** BEGIN Given information **

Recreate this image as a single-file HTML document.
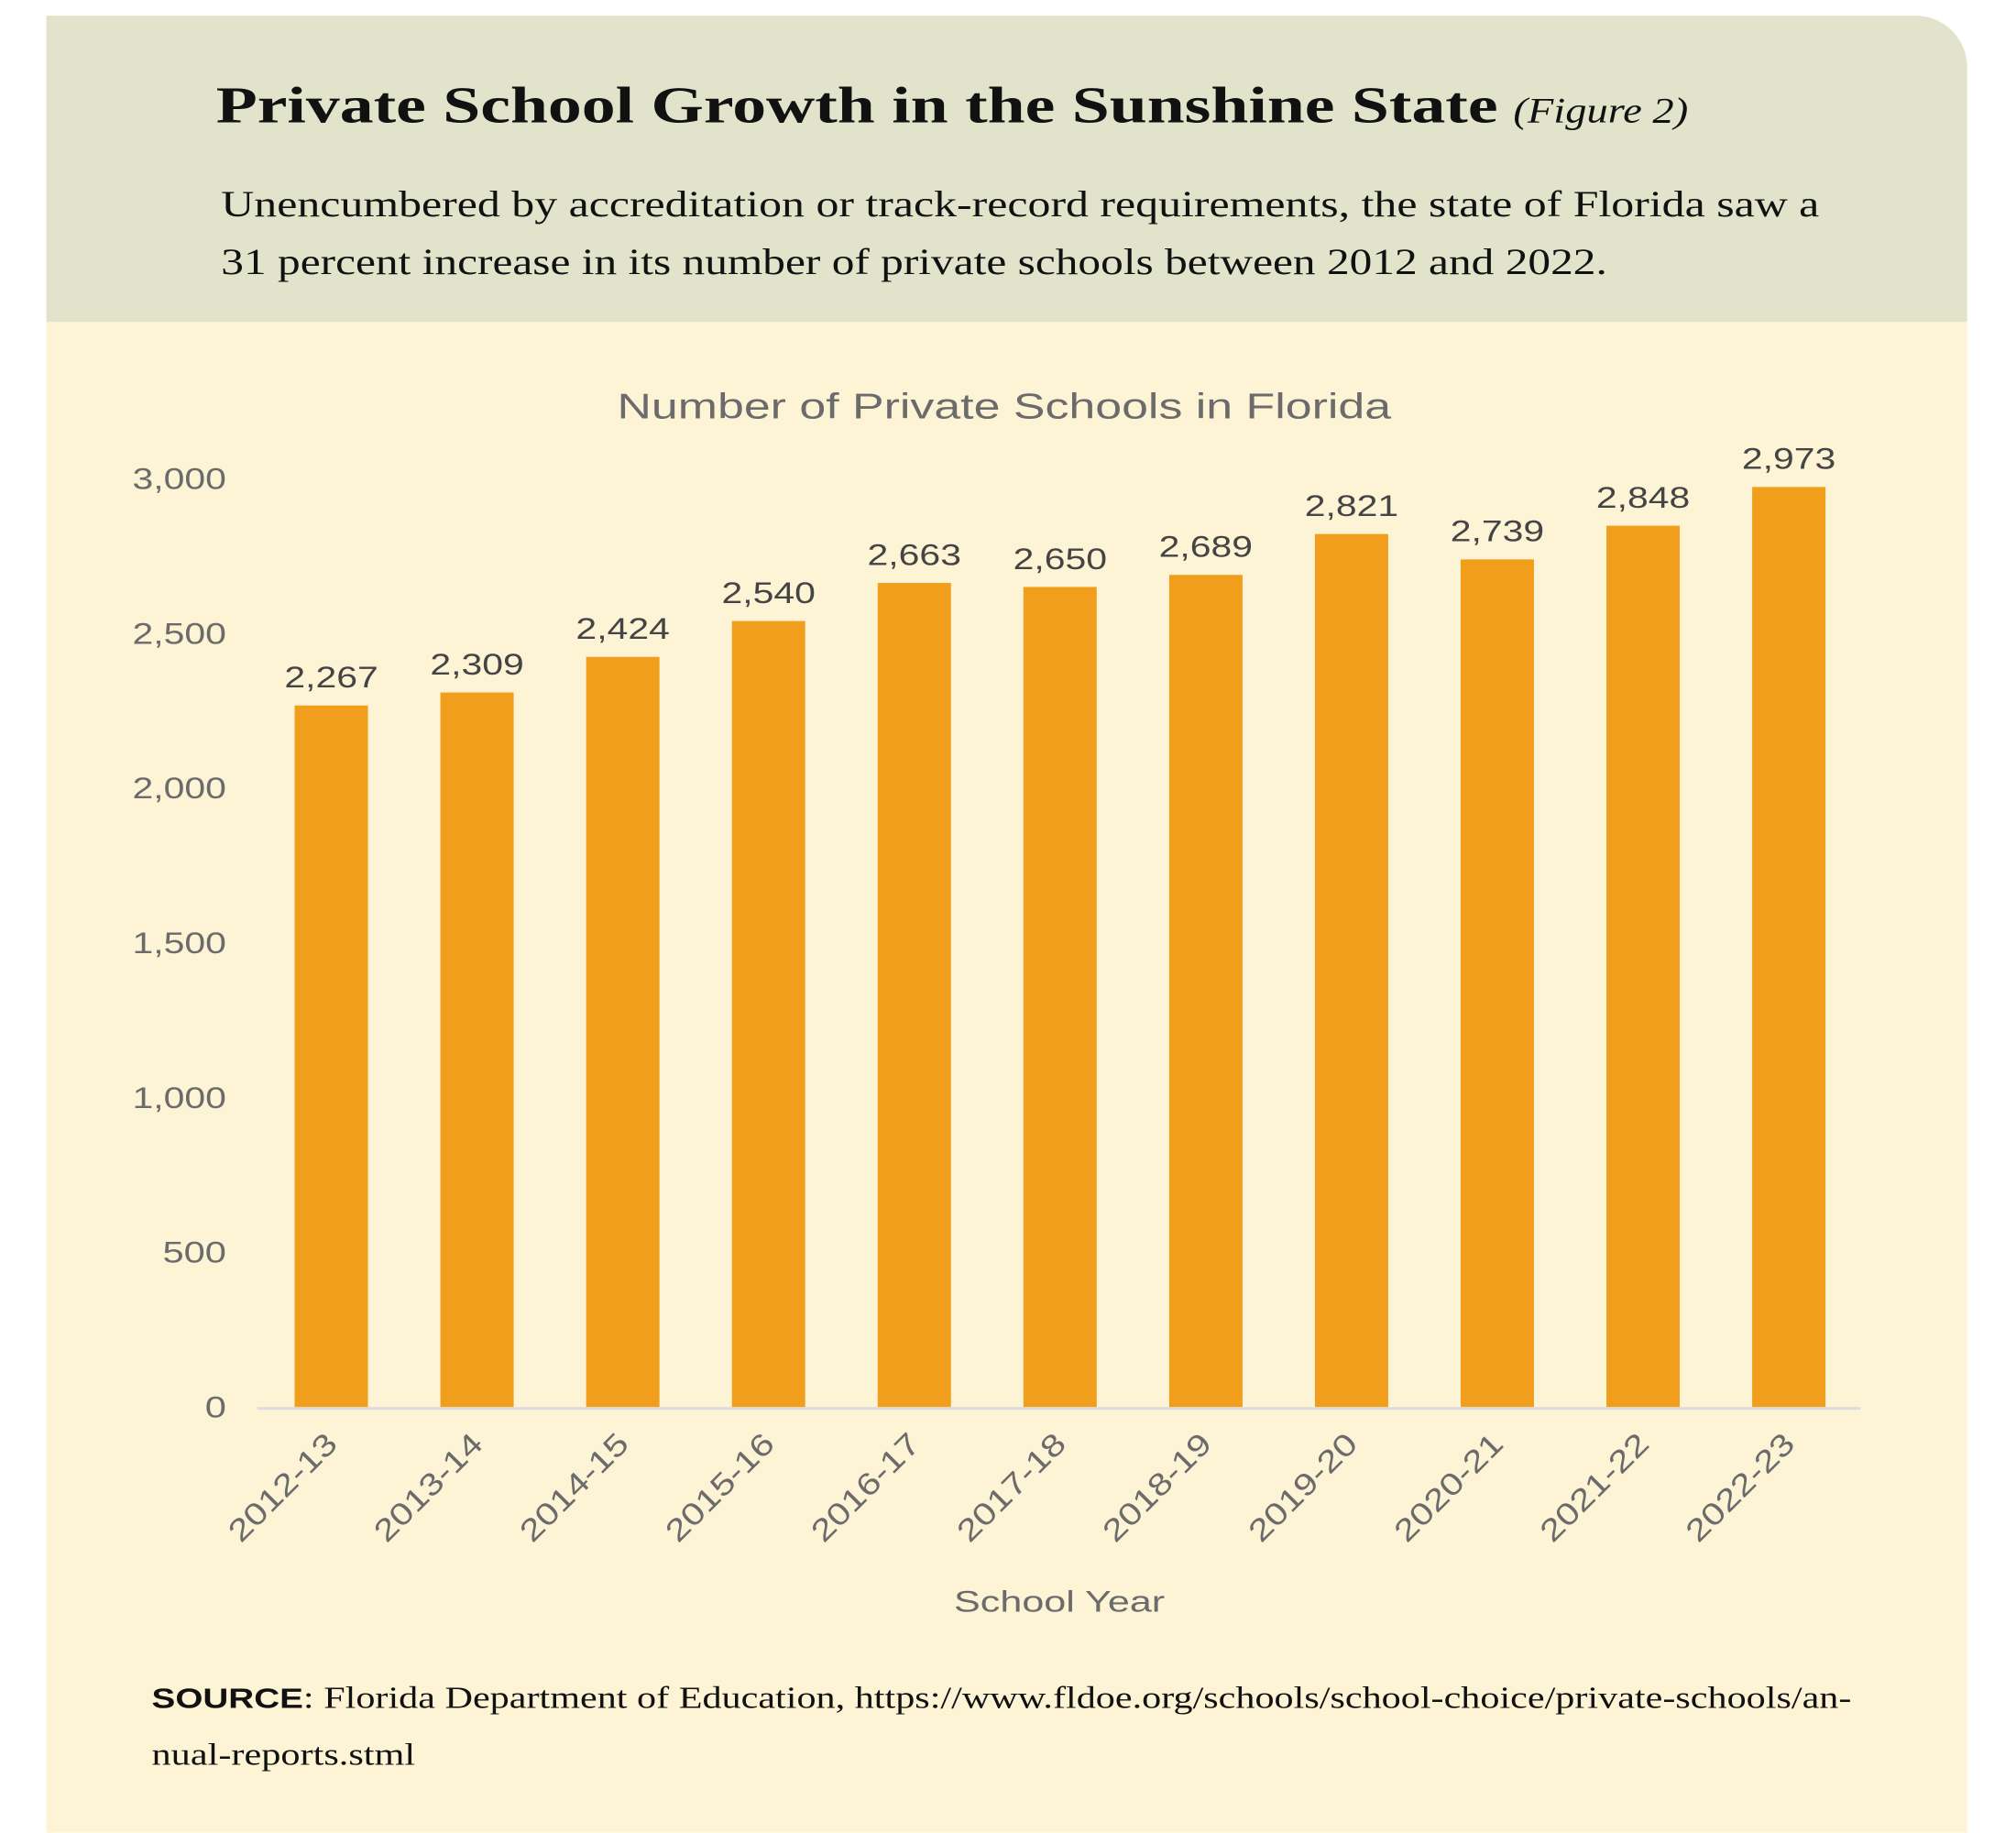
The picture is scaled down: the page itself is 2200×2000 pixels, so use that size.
<!DOCTYPE html>
<html><head><meta charset="utf-8">
<style>
html,body{margin:0;padding:0;background:#fff;}
svg{display:block;}
</style></head>
<body>
<svg id="chart" width="2200" height="2000" viewBox="0 0 1568 1425" xmlns="http://www.w3.org/2000/svg">
  <path d="M36,12 H1490 A40,40 0 0 1 1530,52 V1425 H36 Z" fill="#fdf3d5"/>
  <path d="M36,12 H1490 A40,40 0 0 1 1530,52 V250 H36 Z" fill="#e1e4ca"/>
  <text x="168" y="95" textLength="997" lengthAdjust="spacingAndGlyphs" font-family="Liberation Serif, serif" font-weight="bold" font-size="40" fill="#111">Private School Growth in the Sunshine State</text>
  <text x="1177" y="95" textLength="136" lengthAdjust="spacingAndGlyphs" font-family="Liberation Serif, serif" font-style="italic" font-size="28" fill="#111">(Figure 2)</text>
  <text x="172" y="168" textLength="1243" lengthAdjust="spacingAndGlyphs" font-family="Liberation Serif, serif" font-size="29" fill="#111">Unencumbered by accreditation or track-record requirements, the state of Florida saw a</text>
  <text x="172" y="213" textLength="1078" lengthAdjust="spacingAndGlyphs" font-family="Liberation Serif, serif" font-size="29" fill="#111">31 percent increase in its number of private schools between 2012 and 2022.</text>
  <text x="480" y="325" textLength="602" lengthAdjust="spacingAndGlyphs" font-family="Liberation Sans, sans-serif" font-size="28" fill="#6b6b6b">Number of Private Schools in Florida</text>
  <g id="plot"></g>
  <text x="742" y="1253" textLength="164" lengthAdjust="spacingAndGlyphs" font-family="Liberation Sans, sans-serif" font-size="23" fill="#6b6b6b">School Year</text>
  <text x="118" y="1328" textLength="1322" lengthAdjust="spacingAndGlyphs" font-family="Liberation Serif, serif" font-size="24" fill="#111"><tspan font-family="Liberation Sans, sans-serif" font-weight="bold" font-size="22">SOURCE</tspan>: Florida Department of Education, https://www.fldoe.org/schools/school-choice/private-schools/an-</text>
  <text x="118" y="1372" textLength="205" lengthAdjust="spacingAndGlyphs" font-family="Liberation Serif, serif" font-size="24" fill="#111">nual-reports.stml</text>
</svg>
<script>
const categories = ["2012-13","2013-14","2014-15","2015-16","2016-17","2017-18","2018-19","2019-20","2020-21","2021-22","2022-23"];
const values = [2267,2309,2424,2540,2663,2650,2689,2821,2739,2848,2973];
const yTicks = [0,500,1000,1500,2000,2500,3000];

const NS = "http://www.w3.org/2000/svg";
const plot = document.getElementById("plot");
const x0 = 200, x1 = 1447, yBase = 1094, yTop = 372, yMax = 3000;
const band = (x1 - x0) / categories.length;
const barW = 57;
function yScale(v){ return yBase - (v / yMax) * (yBase - yTop); }
function xCenter(i){ return x0 + band * (i + 0.5) + 1; }
function mk(tag, attrs){ const e = document.createElementNS(NS, tag); for (const k in attrs) e.setAttribute(k, attrs[k]); return e; }
function fmt(v){ return v.toLocaleString("en-US"); }
function numLen(s){ let d = 0, c = 0; for (const ch of s) { if (ch === ",") c++; else d++; } return d * 16.5 + c * 7; }

yTicks.forEach(t => {
  const s = fmt(t);
  const tx = mk("text", {x: 176, y: yScale(t) + 8, "text-anchor": "end", textLength: numLen(s), lengthAdjust: "spacingAndGlyphs", "font-family": "Liberation Sans, sans-serif", "font-size": "23", fill: "#6b6b6b"});
  
  
  tx.textContent = s;
  plot.appendChild(tx);
});

categories.forEach((c, i) => {
  const cx = xCenter(i);
  const yv = yScale(values[i]);
  const r = mk("rect", {x: cx - barW/2, y: yv, width: barW, height: yBase - yv, fill: "#f09e1c"});
  
  
  plot.appendChild(r);
  const s = fmt(values[i]);
  const lbl = mk("text", {x: cx, y: yv - 14, "text-anchor": "middle", textLength: numLen(s), lengthAdjust: "spacingAndGlyphs", "font-family": "Liberation Sans, sans-serif", "font-size": "23", fill: "#444"});
  
  
  lbl.textContent = s;
  plot.appendChild(lbl);
  const xl = mk("text", {x: 0, y: 0, "text-anchor": "end", textLength: 108, lengthAdjust: "spacingAndGlyphs", "font-family": "Liberation Sans, sans-serif", "font-size": "24", fill: "#6b6b6b", transform: "translate(" + (cx + 6) + "," + 1124 + ") rotate(-45)"});
  
  
  xl.textContent = c;
  plot.appendChild(xl);
});

const axis = mk("line", {x1: x0, x2: x1, y1: yBase + 1, y2: yBase + 1, stroke: "#dcdcdc", "stroke-width": "2"});


plot.appendChild(axis);
</script>
</body></html>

** END Given information **

- _Work required_
Copy all the lines of data exactly as they appear, dropping any images.

- _Task response_
Recreate this image as a single-file HTML document.
The picture is scaled down: the page itself is 2200×2000 pixels, so use that size.
<!DOCTYPE html>
<html><head><meta charset="utf-8">
<style>
html,body{margin:0;padding:0;background:#fff;}
svg{display:block;}
</style></head>
<body>
<svg id="chart" width="2200" height="2000" viewBox="0 0 1568 1425" xmlns="http://www.w3.org/2000/svg">
  <path d="M36,12 H1490 A40,40 0 0 1 1530,52 V1425 H36 Z" fill="#fdf3d5"/>
  <path d="M36,12 H1490 A40,40 0 0 1 1530,52 V250 H36 Z" fill="#e1e4ca"/>
  <text x="168" y="95" textLength="997" lengthAdjust="spacingAndGlyphs" font-family="Liberation Serif, serif" font-weight="bold" font-size="40" fill="#111">Private School Growth in the Sunshine State</text>
  <text x="1177" y="95" textLength="136" lengthAdjust="spacingAndGlyphs" font-family="Liberation Serif, serif" font-style="italic" font-size="28" fill="#111">(Figure 2)</text>
  <text x="172" y="168" textLength="1243" lengthAdjust="spacingAndGlyphs" font-family="Liberation Serif, serif" font-size="29" fill="#111">Unencumbered by accreditation or track-record requirements, the state of Florida saw a</text>
  <text x="172" y="213" textLength="1078" lengthAdjust="spacingAndGlyphs" font-family="Liberation Serif, serif" font-size="29" fill="#111">31 percent increase in its number of private schools between 2012 and 2022.</text>
  <text x="480" y="325" textLength="602" lengthAdjust="spacingAndGlyphs" font-family="Liberation Sans, sans-serif" font-size="28" fill="#6b6b6b">Number of Private Schools in Florida</text>
  <g id="plot"></g>
  <text x="742" y="1253" textLength="164" lengthAdjust="spacingAndGlyphs" font-family="Liberation Sans, sans-serif" font-size="23" fill="#6b6b6b">School Year</text>
  <text x="118" y="1328" textLength="1322" lengthAdjust="spacingAndGlyphs" font-family="Liberation Serif, serif" font-size="24" fill="#111"><tspan font-family="Liberation Sans, sans-serif" font-weight="bold" font-size="22">SOURCE</tspan>: Florida Department of Education, https://www.fldoe.org/schools/school-choice/private-schools/an-</text>
  <text x="118" y="1372" textLength="205" lengthAdjust="spacingAndGlyphs" font-family="Liberation Serif, serif" font-size="24" fill="#111">nual-reports.stml</text>
</svg>
<script>
const categories = ["2012-13","2013-14","2014-15","2015-16","2016-17","2017-18","2018-19","2019-20","2020-21","2021-22","2022-23"];
const values = [2267,2309,2424,2540,2663,2650,2689,2821,2739,2848,2973];
const yTicks = [0,500,1000,1500,2000,2500,3000];

const NS = "http://www.w3.org/2000/svg";
const plot = document.getElementById("plot");
const x0 = 200, x1 = 1447, yBase = 1094, yTop = 372, yMax = 3000;
const band = (x1 - x0) / categories.length;
const barW = 57;
function yScale(v){ return yBase - (v / yMax) * (yBase - yTop); }
function xCenter(i){ return x0 + band * (i + 0.5) + 1; }
function mk(tag, attrs){ const e = document.createElementNS(NS, tag); for (const k in attrs) e.setAttribute(k, attrs[k]); return e; }
function fmt(v){ return v.toLocaleString("en-US"); }
function numLen(s){ let d = 0, c = 0; for (const ch of s) { if (ch === ",") c++; else d++; } return d * 16.5 + c * 7; }

yTicks.forEach(t => {
  const s = fmt(t);
  const tx = mk("text", {x: 176, y: yScale(t) + 8, "text-anchor": "end", textLength: numLen(s), lengthAdjust: "spacingAndGlyphs", "font-family": "Liberation Sans, sans-serif", "font-size": "23", fill: "#6b6b6b"});
  
  
  tx.textContent = s;
  plot.appendChild(tx);
});

categories.forEach((c, i) => {
  const cx = xCenter(i);
  const yv = yScale(values[i]);
  const r = mk("rect", {x: cx - barW/2, y: yv, width: barW, height: yBase - yv, fill: "#f09e1c"});
  
  
  plot.appendChild(r);
  const s = fmt(values[i]);
  const lbl = mk("text", {x: cx, y: yv - 14, "text-anchor": "middle", textLength: numLen(s), lengthAdjust: "spacingAndGlyphs", "font-family": "Liberation Sans, sans-serif", "font-size": "23", fill: "#444"});
  
  
  lbl.textContent = s;
  plot.appendChild(lbl);
  const xl = mk("text", {x: 0, y: 0, "text-anchor": "end", textLength: 108, lengthAdjust: "spacingAndGlyphs", "font-family": "Liberation Sans, sans-serif", "font-size": "24", fill: "#6b6b6b", transform: "translate(" + (cx + 6) + "," + 1124 + ") rotate(-45)"});
  
  
  xl.textContent = c;
  plot.appendChild(xl);
});

const axis = mk("line", {x1: x0, x2: x1, y1: yBase + 1, y2: yBase + 1, stroke: "#dcdcdc", "stroke-width": "2"});


plot.appendChild(axis);
</script>
</body></html>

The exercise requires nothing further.